The red-carpet welcome for Mohamed bin Salman on his three-day visit to London in March was based on that longstanding relationship but also fortified by the hope that the crown prince was a reforming figure. The visit led to 13 memorandums of understanding and the promise of £65bn of investment in the UK over the next decade.
Privately, British diplomats have never harboured any illusions about Salman’s social reforms. But in aiming to diversify the Saudi economy through his Vision 2030 plan, the crown prince was at least giving post-Brexit Britain the chance to extend the relationship beyond military hardware into construction, transport and education.
The Khashoggi episode threatens to make that idea less attractive and, incidentally, render the millions spent by Saudis on Western PR agents largely wasted.
For the UK, in the middle of a demarche over extra-jurisdictional attempted killings by Russia in Salisbury, to turn a blind eye to reports alleging such a brutal act would be perceived as high hypocrisy.
The Foreign Office has had its differences with the Saudis over the Iran nuclear deal but knows how little Saudi Arabia welcomes direct criticism. A single tweet in August by Global Affairs Canada, calling for the release of a female rights protester, led to the recall of the Saudi ambassador, 8,300 Saudi graduates being withdrawn from the country, a freeze on investment and the cancellation of all flights from Saudi to Canada.
The big question is whether the Khashoggi episode will prompt a wider rethink about the value of the Saudi relationship to the UK. A recent external study has urged the UK to rethink the relationship’s value. The Policy Institute at Kings College argues that the overall value of the Saudi Arabia relationship is vastly overstated.
“UK trade exports in goods and services to Saudi Arabia totalled £6.2bn in 2016, but this represents a mere 1% of the UK’s total export value in 2016, which amounted to £547bn. Imports from Saudi Arabia account for 0.3% of all of those into the UK, or £2bn out of a total of £590bn in 2016. Arms sales constitute 0.004% of total revenue to the Treasury in 2016,” it said.

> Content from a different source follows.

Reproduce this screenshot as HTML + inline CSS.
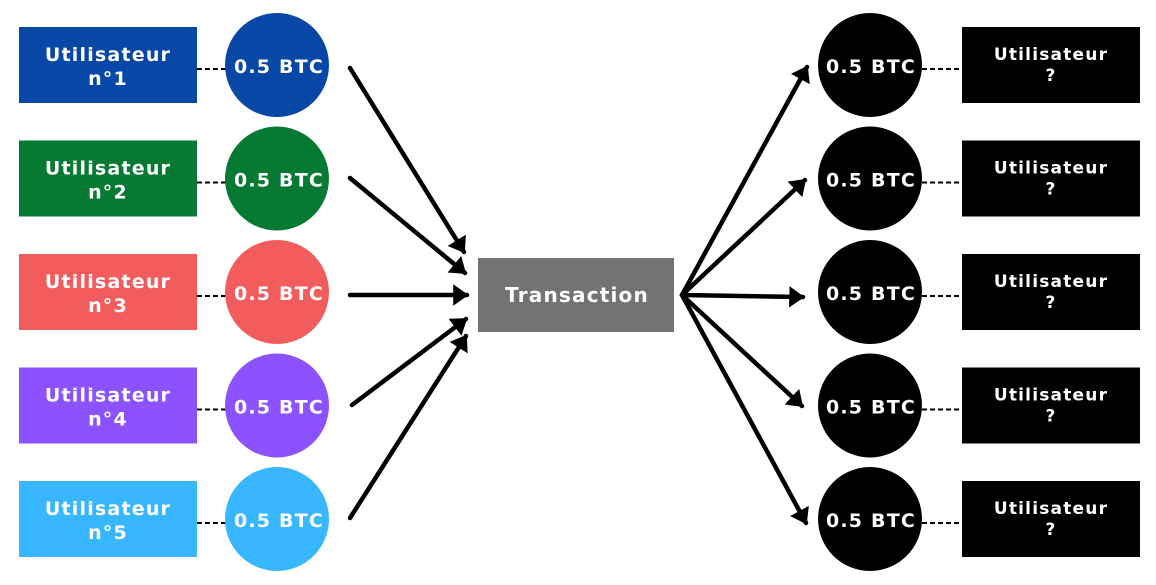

Britain may yet be able to avert a rethink if the evidence of Saudi government involvement just falls short of overwhelming. A FBI investigation proposed by the US might sow enough doubt.
Prime Minister Theresa May’s self-declared task for “Global Britain” has been set high: “To defend the rules-based international order against irresponsible states that seek to erode it.” Global Britain is facing a first and exacting test.